Copyright (c) 2011, Volker Götz
All rights reserved.
 
Redistribution and use in source and binary forms, with or without
modification, are permitted provided that the following conditions are met: 
 
1. Redistributions of source code must retain the above copyright notice, this
   list of conditions and the following disclaimer. 
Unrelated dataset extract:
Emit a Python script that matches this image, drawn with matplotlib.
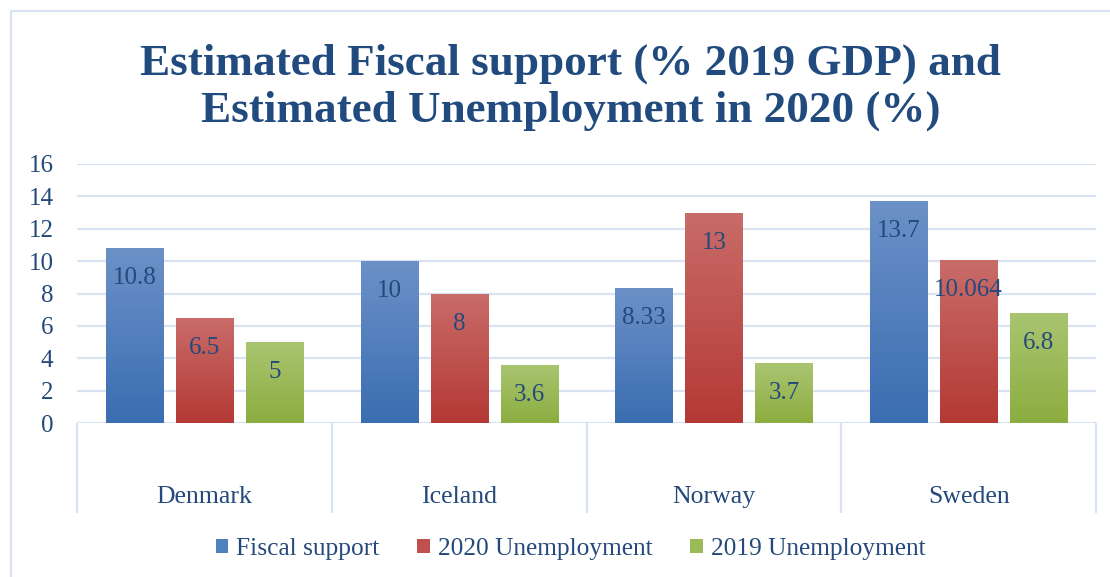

2. Redistributions in binary form must reproduce the above copyright notice,
   this list of conditions and the following disclaimer in the documentation
   and/or other materials provided with the distribution. 
 
THIS SOFTWARE IS PROVIDED BY THE COPYRIGHT HOLDERS AND CONTRIBUTORS "AS IS" AND
ANY EXPRESS OR IMPLIED WARRANTIES, INCLUDING, BUT NOT LIMITED TO, THE IMPLIED
WARRANTIES OF MERCHANTABILITY AND FITNESS FOR A PARTICULAR PURPOSE ARE
DISCLAIMED. IN NO EVENT SHALL THE COPYRIGHT OWNER OR CONTRIBUTORS BE LIABLE FOR
ANY DIRECT, INDIRECT, INCIDENTAL, SPECIAL, EXEMPLARY, OR CONSEQUENTIAL DAMAGES
(INCLUDING, BUT NOT LIMITED TO, PROCUREMENT OF SUBSTITUTE GOODS OR SERVICES;
LOSS OF USE, DATA, OR PROFITS; OR BUSINESS INTERRUPTION) HOWEVER CAUSED AND
ON ANY THEORY OF LIABILITY, WHETHER IN CONTRACT, STRICT LIABILITY, OR TORT
(INCLUDING NEGLIGENCE OR OTHERWISE) ARISING IN ANY WAY OUT OF THE USE OF THIS
SOFTWARE, EVEN IF ADVISED OF THE POSSIBILITY OF SUCH DAMAGE.